Judge Graham’s Dissent
Judge Graham disagrees. Judge Graham’s opinion lays out the argument we may well see prevailing in other courts of appeal, perhaps even in the Supreme Court. The minimum coverage requirement is not directed at regulating health care, but rather health insurance. It is law that forces individuals to enter a market they have chosen not to participate in. If Congress can compel this, there is no limit to its power. The power of Congress is in fact limited (otherwise the Tenth Amendment reserving to the states and to the people powers not granted to the federal government is meaningless), and it is the duty of the courts to find and enforce those limits.

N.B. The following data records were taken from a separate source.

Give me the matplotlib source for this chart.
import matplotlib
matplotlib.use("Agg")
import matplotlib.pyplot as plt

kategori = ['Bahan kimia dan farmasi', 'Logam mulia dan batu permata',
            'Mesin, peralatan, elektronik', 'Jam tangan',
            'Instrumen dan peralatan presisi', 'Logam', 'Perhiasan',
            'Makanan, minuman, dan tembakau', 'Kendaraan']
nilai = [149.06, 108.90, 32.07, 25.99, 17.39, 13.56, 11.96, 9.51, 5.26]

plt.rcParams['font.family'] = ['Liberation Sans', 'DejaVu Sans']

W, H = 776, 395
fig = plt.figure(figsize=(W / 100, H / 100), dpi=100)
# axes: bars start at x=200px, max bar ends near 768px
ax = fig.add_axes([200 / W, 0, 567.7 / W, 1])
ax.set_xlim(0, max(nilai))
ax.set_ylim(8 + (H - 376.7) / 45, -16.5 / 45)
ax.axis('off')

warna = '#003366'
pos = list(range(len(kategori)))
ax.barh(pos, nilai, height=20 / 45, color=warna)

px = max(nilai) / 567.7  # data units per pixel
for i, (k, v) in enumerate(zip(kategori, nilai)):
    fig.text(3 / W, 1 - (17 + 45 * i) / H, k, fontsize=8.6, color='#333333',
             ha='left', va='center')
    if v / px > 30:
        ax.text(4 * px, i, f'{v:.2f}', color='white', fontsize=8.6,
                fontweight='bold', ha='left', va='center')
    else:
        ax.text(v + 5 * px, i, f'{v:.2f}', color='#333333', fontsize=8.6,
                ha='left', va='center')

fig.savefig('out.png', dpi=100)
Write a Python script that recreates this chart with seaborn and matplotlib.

“Here, Congress’s exercise of power intrudes on both the States ant the people,” and the “hard work” of the courts is to push back, Judge Graham writes. This is a project that has been pursued by Judge Graham’s pantheon of judges, “Chief Justice Rehnquist and Justices O’Connor, Scalia, Kennedy and Thomas,” (whose concurring and dissenting opinions Judge Graham liberally quotes), and must continue, lest ultimately “no human activity would escape federal power.” But this time, at least, this project faltered.
We should hear from the Eleventh and Fourth Circuits this summer, and perhaps next year from the ultimate arbiter, the Supreme Court, but for today the ACA has survived to press on.